Content and programming costs were also reduced, and the costs associated with adding a new subscription were also cut by just about five bucks/per.
Additionally, SiriusXM is free to raise its rates again with the expiration of an FCC regulatory stipulation. This will boost the company's bottom line while strengthening its position to pay down debt ahead of schedule, as has been the recent strategy.
The recent string of good news confirms that the SiriusXM recovery is in full steam, and although some headlines out there will look to dispel the quality developments by emphasizing an earnings "miss," there's little doubt that the long side of the story is starting win out over the short side - although heavy short interest and volatility has given both longs and shorts opportune time to bank some cash.
Trading earlier in the year took SIRI to the mid $2 range, and many predict that the stock can and will test those highs again. The market is on a swift and significant slide right now, so it's also quite possible that another trip to the south side of $2 is going to occur, but I'm willing to bet that there's quite a few longs who would love to take advantage of that opportunity.
SIRI is one of those stocks that's either loved or hated, so the shorts will claim victory as the stock drops, but the longs will look to claim an even bigger victory because they feel that there's a heck of a lot more upside, especially if the stock hits below two.
There's also the prospects of SiriusXM 2.0 hitting the market pretty soon.
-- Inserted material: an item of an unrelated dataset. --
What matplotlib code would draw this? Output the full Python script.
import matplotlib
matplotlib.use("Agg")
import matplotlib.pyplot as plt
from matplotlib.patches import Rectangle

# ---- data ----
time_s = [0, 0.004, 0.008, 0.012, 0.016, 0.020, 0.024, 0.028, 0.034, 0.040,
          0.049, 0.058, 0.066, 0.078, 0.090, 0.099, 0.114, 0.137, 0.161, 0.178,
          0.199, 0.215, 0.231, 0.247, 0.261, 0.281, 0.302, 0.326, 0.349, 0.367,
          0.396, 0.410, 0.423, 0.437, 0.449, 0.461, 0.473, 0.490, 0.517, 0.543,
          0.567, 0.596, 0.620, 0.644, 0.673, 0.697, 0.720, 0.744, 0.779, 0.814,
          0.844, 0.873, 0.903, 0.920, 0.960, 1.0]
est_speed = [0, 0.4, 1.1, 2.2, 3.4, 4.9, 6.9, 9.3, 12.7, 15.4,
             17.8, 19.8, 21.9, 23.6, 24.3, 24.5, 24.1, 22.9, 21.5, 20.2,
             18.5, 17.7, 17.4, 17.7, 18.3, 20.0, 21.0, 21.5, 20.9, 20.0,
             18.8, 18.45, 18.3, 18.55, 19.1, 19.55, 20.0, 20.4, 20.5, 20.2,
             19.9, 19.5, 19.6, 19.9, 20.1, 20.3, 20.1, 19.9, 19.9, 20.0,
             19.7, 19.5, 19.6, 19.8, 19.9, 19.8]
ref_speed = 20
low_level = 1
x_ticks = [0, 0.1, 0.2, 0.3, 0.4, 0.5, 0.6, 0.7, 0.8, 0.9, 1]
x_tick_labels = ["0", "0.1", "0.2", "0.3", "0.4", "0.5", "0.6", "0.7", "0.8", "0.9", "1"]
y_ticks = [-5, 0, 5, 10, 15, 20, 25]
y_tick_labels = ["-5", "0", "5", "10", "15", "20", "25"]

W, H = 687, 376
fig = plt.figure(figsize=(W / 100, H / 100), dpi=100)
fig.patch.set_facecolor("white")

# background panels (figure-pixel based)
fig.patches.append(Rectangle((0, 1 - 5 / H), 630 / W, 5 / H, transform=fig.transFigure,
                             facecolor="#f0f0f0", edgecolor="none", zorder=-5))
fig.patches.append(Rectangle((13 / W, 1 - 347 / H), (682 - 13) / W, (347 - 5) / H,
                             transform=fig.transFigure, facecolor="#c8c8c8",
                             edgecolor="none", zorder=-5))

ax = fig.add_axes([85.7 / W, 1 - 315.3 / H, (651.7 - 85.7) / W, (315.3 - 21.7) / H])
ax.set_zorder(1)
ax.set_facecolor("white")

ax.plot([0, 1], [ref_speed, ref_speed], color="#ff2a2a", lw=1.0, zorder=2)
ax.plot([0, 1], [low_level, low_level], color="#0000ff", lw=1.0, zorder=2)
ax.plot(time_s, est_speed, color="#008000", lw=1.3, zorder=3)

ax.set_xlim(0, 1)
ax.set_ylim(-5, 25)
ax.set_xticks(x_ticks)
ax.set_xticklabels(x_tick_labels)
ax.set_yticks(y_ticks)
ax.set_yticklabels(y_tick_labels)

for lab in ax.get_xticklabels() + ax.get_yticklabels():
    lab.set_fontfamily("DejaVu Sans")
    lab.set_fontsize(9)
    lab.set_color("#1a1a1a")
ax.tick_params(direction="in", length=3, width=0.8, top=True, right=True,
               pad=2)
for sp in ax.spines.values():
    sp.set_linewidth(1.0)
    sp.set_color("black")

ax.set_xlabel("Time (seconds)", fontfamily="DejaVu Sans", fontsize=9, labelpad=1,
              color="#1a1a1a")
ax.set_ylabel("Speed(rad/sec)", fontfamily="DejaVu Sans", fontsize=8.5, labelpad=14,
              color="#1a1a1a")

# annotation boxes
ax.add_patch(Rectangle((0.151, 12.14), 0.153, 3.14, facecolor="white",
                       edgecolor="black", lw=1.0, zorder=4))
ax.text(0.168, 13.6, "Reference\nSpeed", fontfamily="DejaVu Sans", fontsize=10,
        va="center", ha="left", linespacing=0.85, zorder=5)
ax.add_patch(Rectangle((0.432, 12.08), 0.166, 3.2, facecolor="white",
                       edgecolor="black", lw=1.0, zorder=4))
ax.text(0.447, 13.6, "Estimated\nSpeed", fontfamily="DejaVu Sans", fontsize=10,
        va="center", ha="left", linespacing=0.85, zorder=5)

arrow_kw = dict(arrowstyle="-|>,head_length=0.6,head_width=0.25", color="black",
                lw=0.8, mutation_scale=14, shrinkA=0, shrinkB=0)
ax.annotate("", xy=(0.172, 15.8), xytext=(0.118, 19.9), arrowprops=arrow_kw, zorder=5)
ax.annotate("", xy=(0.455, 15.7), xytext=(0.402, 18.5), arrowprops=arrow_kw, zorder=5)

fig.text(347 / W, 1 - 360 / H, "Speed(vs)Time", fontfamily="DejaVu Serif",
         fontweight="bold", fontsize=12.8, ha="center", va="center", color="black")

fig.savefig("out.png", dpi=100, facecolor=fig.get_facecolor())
The new platform will give SiriusXM receivers access to more channels and comes with nifty new capabilities, such as on-demand and time-shifting services.
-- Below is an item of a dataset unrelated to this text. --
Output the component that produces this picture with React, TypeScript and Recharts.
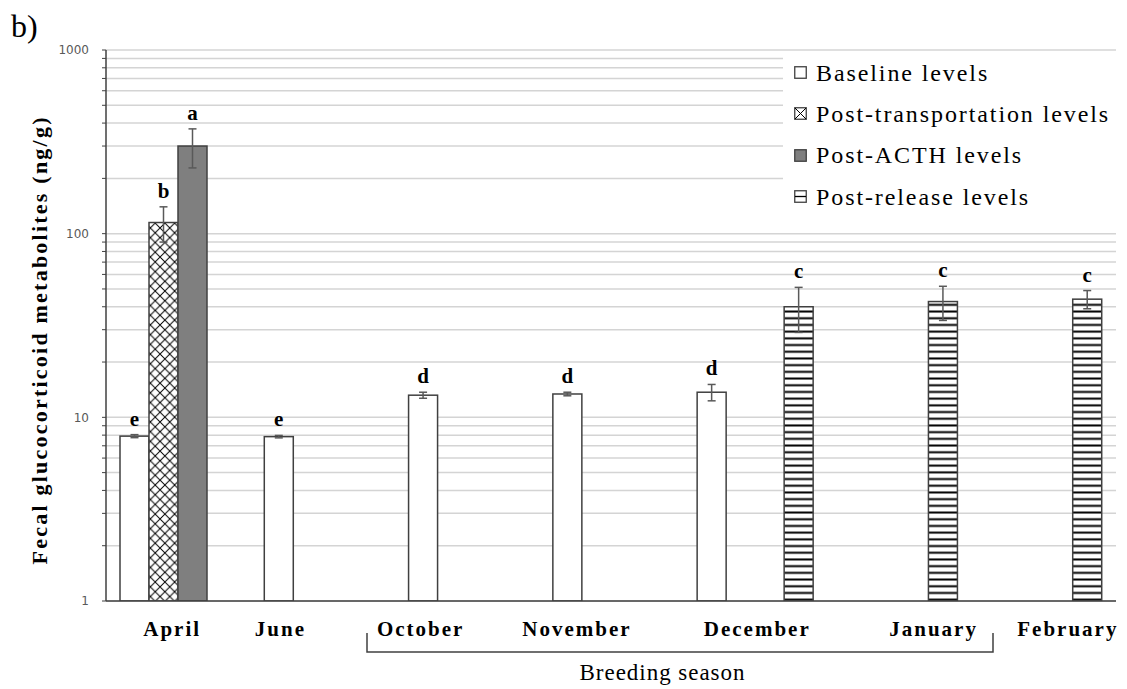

Investors believe that this platform will enable SatRad to more effectively compete with other services, such as Pandora (P).
With all the good going on, is there risk involved with an investment in SIRI?
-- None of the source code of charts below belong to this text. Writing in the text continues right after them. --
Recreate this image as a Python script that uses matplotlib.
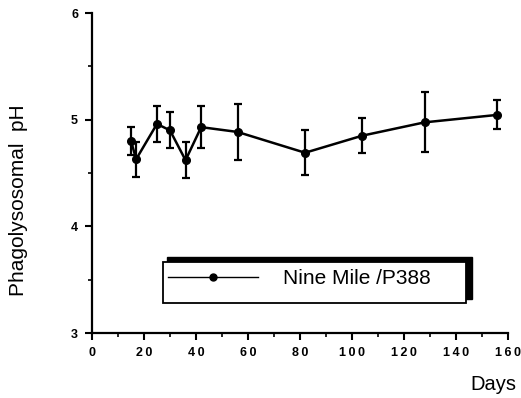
import numpy as np
import matplotlib
matplotlib.use('Agg')
import matplotlib.pyplot as plt
from matplotlib.lines import Line2D
from matplotlib.patches import Rectangle
from matplotlib.ticker import FuncFormatter

plt.rcParams['font.family'] = ['Liberation Sans', 'DejaVu Sans']

# Phagolysosomal pH over time
days = [15, 17, 25, 30, 36, 42, 56, 82, 104, 128, 156]
ph = [4.80, 4.63, 4.96, 4.90, 4.62, 4.93, 4.885, 4.69, 4.85, 4.975, 5.045]
ph_err = [0.135, 0.165, 0.17, 0.17, 0.17, 0.195, 0.26, 0.21, 0.165, 0.28, 0.135]
series_label = 'Nine Mile /P388'

fig = plt.figure(figsize=(5.21, 3.98), dpi=100)
ax = fig.add_axes([0.1766, 0.1633, 0.798, 0.804])

ax.errorbar(days, ph, yerr=ph_err, color='black', lw=1.8, marker='o', ms=5.5,
            elinewidth=1.6, capsize=3, capthick=1.6)

ax.set_xlim(0, 160)
ax.set_ylim(3, 6)
ax.set_xticks(np.arange(0, 161, 20))
ax.set_xticks(np.arange(10, 160, 20), minor=True)
ax.set_yticks([3, 4, 5, 6])
ax.set_yticks([3.5, 4.5, 5.5], minor=True)

# widely spaced digits like the original typesetting
spaced = FuncFormatter(lambda v, pos: '\u2009'.join(str(int(round(v)))))
ax.xaxis.set_major_formatter(spaced)
ax.yaxis.set_major_formatter(spaced)

for s in ['top', 'right']:
    ax.spines[s].set_visible(False)
for s in ['left', 'bottom']:
    ax.spines[s].set_linewidth(1.6)

ax.tick_params(which='major', length=5, width=1.5, labelsize=9, pad=5)
ax.tick_params(which='minor', length=3, width=1.2)
for lab in ax.get_xticklabels() + ax.get_yticklabels():
    lab.set_fontweight('bold')

fig.text(0.036, 0.497, 'Phagolysosomal  pH', rotation=90, ha='center', va='center',
         fontsize=15)
fig.text(0.947, 0.033, 'Days', ha='center', va='center', fontsize=14.5)

# legend box with heavy top/right edge
fig.patches.append(Rectangle((167/521, 99/398), 305/521, 42/398, transform=fig.transFigure,
                             facecolor='black', edgecolor='black', zorder=3))
fig.patches.append(Rectangle((163/521, 95/398), 303/521, 41/398, transform=fig.transFigure,
                             facecolor='white', edgecolor='black', lw=1.3, zorder=4))
handle = Line2D([], [], color='black', lw=1.0, marker='o', ms=5)
leg = fig.legend([handle], [series_label], loc='center left',
                 bbox_to_anchor=(160/521, 119/398), frameon=False, fontsize=15,
                 handlelength=4.3, handletextpad=1.2, borderaxespad=0)
leg.set_zorder(5)

fig.savefig('out.png', dpi=100)
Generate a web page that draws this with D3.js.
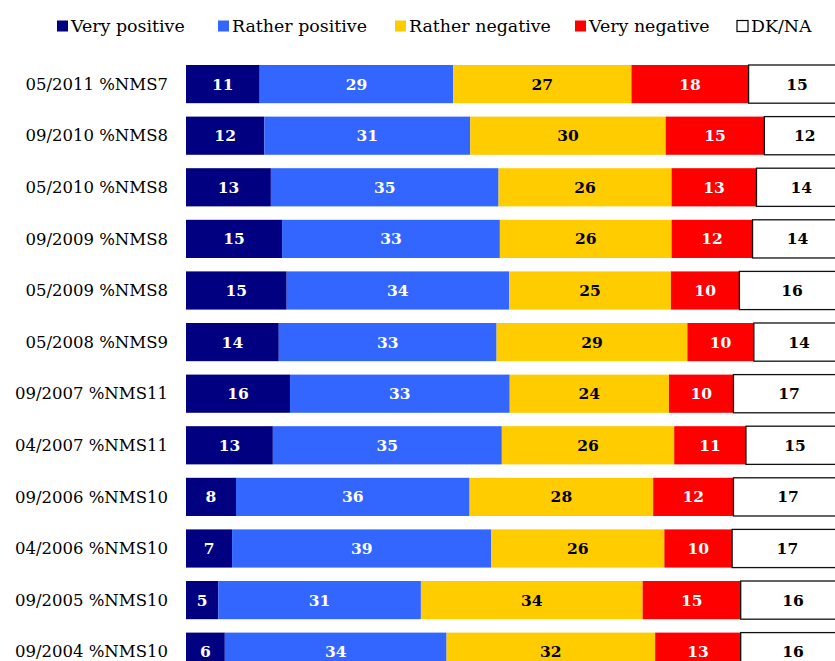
<!DOCTYPE html>
<html>
<head>
<meta charset="utf-8">
<script src="https://cdn.jsdelivr.net/npm/d3@7"></script>
<style>
  html, body { margin: 0; padding: 0; background: #fff; overflow: hidden; }
  svg { display: block; }
</style>
</head>
<body>
<svg id="chart" width="835" height="661"></svg>
<script>
const categories = [
  "05/2011 %NMS7", "09/2010 %NMS8", "05/2010 %NMS8", "09/2009 %NMS8",
  "05/2009 %NMS8", "05/2008 %NMS9", "09/2007 %NMS11", "04/2007 %NMS11",
  "09/2006 %NMS10", "04/2006 %NMS10", "09/2005 %NMS10", "09/2004 %NMS10"
];
const seriesNames = ["Very positive", "Rather positive", "Rather negative", "Very negative", "DK/NA"];
// values (labels show them rounded)
const veryPositive   = [11.2, 11.9, 12.9, 14.6, 15.3, 14.1, 15.8, 13.2, 7.6, 7.0, 4.9, 5.9];
const ratherPositive = [29.4, 31.3, 34.6, 33.1, 33.8, 33.1, 33.4, 34.8, 35.5, 39.4, 30.8, 33.7];
const ratherNegative = [27.1, 29.7, 26.3, 26.1, 24.6, 29.0, 24.2, 26.2, 27.9, 26.3, 33.7, 31.7];
const veryNegative   = [17.8, 15.0, 12.9, 12.3, 10.4, 10.1, 9.8, 10.9, 12.2, 10.3, 14.9, 13.0];
const dkna           = [14.7, 12.3, 13.6, 13.7, 16.0, 13.7, 16.9, 14.9, 16.6, 16.8, 15.9, 15.9];

const colors = ["#000080", "#3366FF", "#FFCC00", "#FF0000", "#FFFFFF"];
const textColors = ["#fff", "#fff", "#000", "#fff", "#000"];
const FONT = "'DejaVu Serif', 'Liberation Serif', serif";

const seriesValues = [veryPositive, ratherPositive, ratherNegative, veryNegative, dkna];
const rows = categories.map((c, i) => {
  const r = { cat: c };
  seriesNames.forEach((s, k) => r[s] = seriesValues[k][i]);
  return r;
});
const stacked = d3.stack().keys(seriesNames)(rows);

const svg = d3.select("#chart");
const x = d3.scaleLinear().domain([0, 100]).range([186, 844]);
const step = 51.6;
const y = d3.scaleBand().domain(categories)
  .range([65 - 0.13 * step, 65 - 0.13 * step + 12 * step])
  .paddingInner(0.26).paddingOuter(0.13).align(0.5);

// category labels
svg.append("g").selectAll("text").data(categories).join("text")
  .attr("x", 168)
  .attr("y", d => y(d) + y.bandwidth() / 2)
  .attr("dy", "0.35em")
  .attr("text-anchor", "end")
  .attr("font-family", FONT)
  .attr("font-size", 16.5)
  .attr("fill", "#000")
  .text(d => d);

// bars
const groups = svg.append("g").selectAll("g").data(stacked).join("g");
groups.each(function(layer, k) {
  const g = d3.select(this);
  g.selectAll("rect").data(layer).join("rect")
    .attr("x", d => x(d[0]))
    .attr("y", d => y(d.data.cat))
    .attr("width", d => x(d[1]) - x(d[0]))
    .attr("height", y.bandwidth())
    .attr("fill", colors[k])
    .attr("stroke", k === 4 ? "#111" : "none")
    .attr("stroke-width", k === 4 ? 1.3 : 0);
  g.selectAll("text").data(layer).join("text")
    .attr("x", d => (x(d[0]) + x(d[1])) / 2)
    .attr("y", d => y(d.data.cat) + y.bandwidth() / 2)
    .attr("dy", "0.36em")
    .attr("text-anchor", "middle")
    .attr("font-family", FONT)
    .attr("font-weight", "bold")
    .attr("font-size", 15.5)
    .attr("fill", textColors[k])
    .text(d => Math.round(d[1] - d[0]));
});

// legend
const legendX = [57, 218, 395, 575, 737];
const lg = svg.append("g").selectAll("g").data(seriesNames).join("g")
  .attr("transform", (d, i) => `translate(${legendX[i]},26)`);
lg.append("rect")
  .attr("x", 0).attr("y", -5.5).attr("width", 11).attr("height", 11)
  .attr("fill", (d, i) => colors[i])
  .attr("stroke", (d, i) => i === 4 ? "#000" : "none")
  .attr("stroke-width", 1.2);
lg.append("text")
  .attr("x", 14).attr("y", 0).attr("dy", "0.35em")
  .attr("font-family", FONT)
  .attr("font-size", 17.4)
  .attr("fill", "#000")
  .text(d => d);
</script>
</body>
</html>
Of course, there's always risk. The economy still stinks, even though you'd never know it in Washington where all of our elected officials are boosting the local economy by going round-for-round on the Goose and mixers with high priced women, and a bad economy eventually slams new car sales, where this company sees its foundation of new subscriptions.
Services such as Pandora and the iPad will always compete, although this guy doesn't believe that they have - or ever will - attain the content package offered by SatRad.
The more SIRI drops in this downturn, the better it looks as a buy, in my opinion.
If nothing else, it's another opportunity for both the long-termers and the traders to bank on their games.
And that's what it's all about - a little bit for everybody.
VFC's Stock House is not compensated to cover SIRI.